Asian cities are undergoing rapid developments that have dramatically changed their cityscape and social and economic life. The vibrant cultural life and economic prosperity of the middle-class in many of these cities stand in stark contrast to the life of migrants and new residents who live in squalid slums and try to make ends meet. The history and development of Asian cities look very different. Some Asian cities have been strongly influenced by their colonial past but today all feel the impact of globalization, albeit in different ways.
The global city has become a popular term widely used in geography and urban studies but is under-studied in the Asian context. Asian global cities furthermore have some unique features that differ from those in the West (cities such as London and New York) and it is therefore of interest to explore this topic further. Like global cities elsewhere, Asian global cities are being transformed from industrial centres to important cultural and cosmopolitan centres. As a result of rapid urbanisation and the globalization process, many cities in Asia also face serious challenges when it comes to infrastructure and sustainable development.
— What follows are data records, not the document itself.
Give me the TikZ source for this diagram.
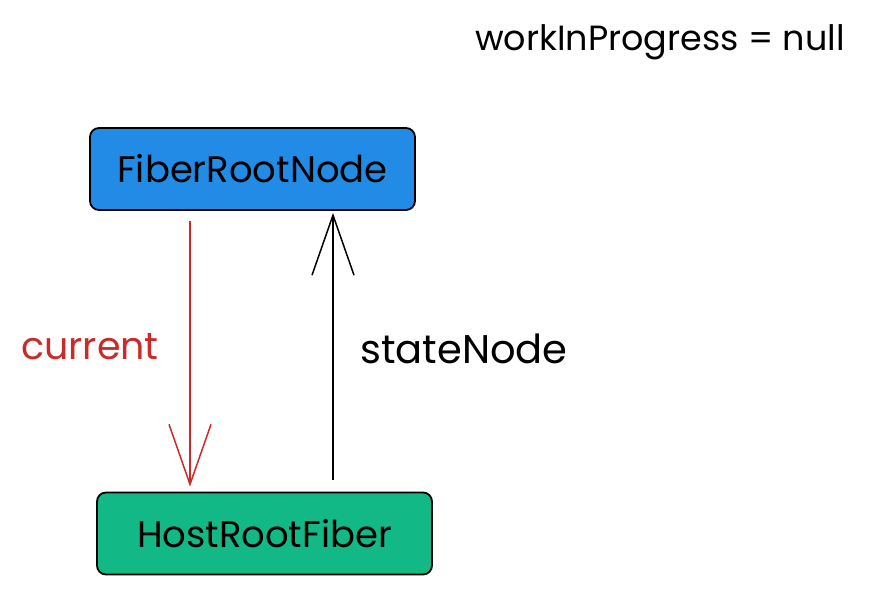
\documentclass[tikz,border=0pt]{standalone}
\usepackage{fontspec}
\setmainfont{Poppins}
\usetikzlibrary{arrows.meta}
\definecolor{rootblue}{HTML}{228BE6}
\definecolor{fibergreen}{HTML}{12B886}
\definecolor{curred}{HTML}{C92A2A}
\begin{document}
\begin{tikzpicture}[x=1pt, y=-1pt]
\tikzstyle{box}=[draw, line width=1.8pt, rounded corners=9pt, minimum height=82pt, font=\fontsize{37}{40}\selectfont, text=black]
\tikzstyle{lbl}=[font=\fontsize{38}{40}\selectfont]
\tikzstyle{link}=[line width=1.5pt, -{Straight Barb[length=60pt, width=42pt, line width=1.5pt]}]
\useasboundingbox (0,0) rectangle (869,594);
\node[box, fill=rootblue, minimum width=325pt] (froot) at (252.5,169) {FiberRootNode};
\node[box, fill=fibergreen, minimum width=335pt] (hroot) at (264.5,533.5) {HostRootFiber};
\node[lbl, text=curred] (cur) at (90,347) {current};
\node[lbl, font=\fontsize{40}{42}\selectfont] (sn) at (464,349) {stateNode};
\node[lbl, font=\fontsize{35}{38}\selectfont] (wip) at (660,42) {workInProgress = null};
\draw[link, curred, shorten <=10pt, shorten >=5pt] ([xshift=-62.5pt]froot.south) -- ([xshift=-62.5pt]froot.south |- hroot.north);
\draw[link, shorten <=12pt, shorten >=2pt] ([xshift=80.5pt]froot.south |- hroot.north) -- ([xshift=80.5pt]froot.south);
\end{tikzpicture}
\end{document}
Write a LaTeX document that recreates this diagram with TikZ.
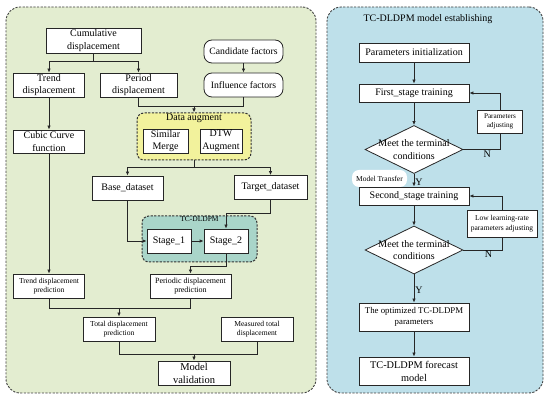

Asian cities can be studied from many different perspectives and provide us with important insights into the social, economic, cultural and political life of contemporary Asia. The four talks will address the situation and development in different Asian cities, including Calcutta, Jakarta, and Tokyo. The lecturers come from different disciplines, such as architecture and architectural history, urban studies, and cultural studies, and they address somewhat different issues, including urbanisation, spatial culture, the impact of colonialism and globalization, nostalgia for the past, and the way historical memory manifests itself in urban space.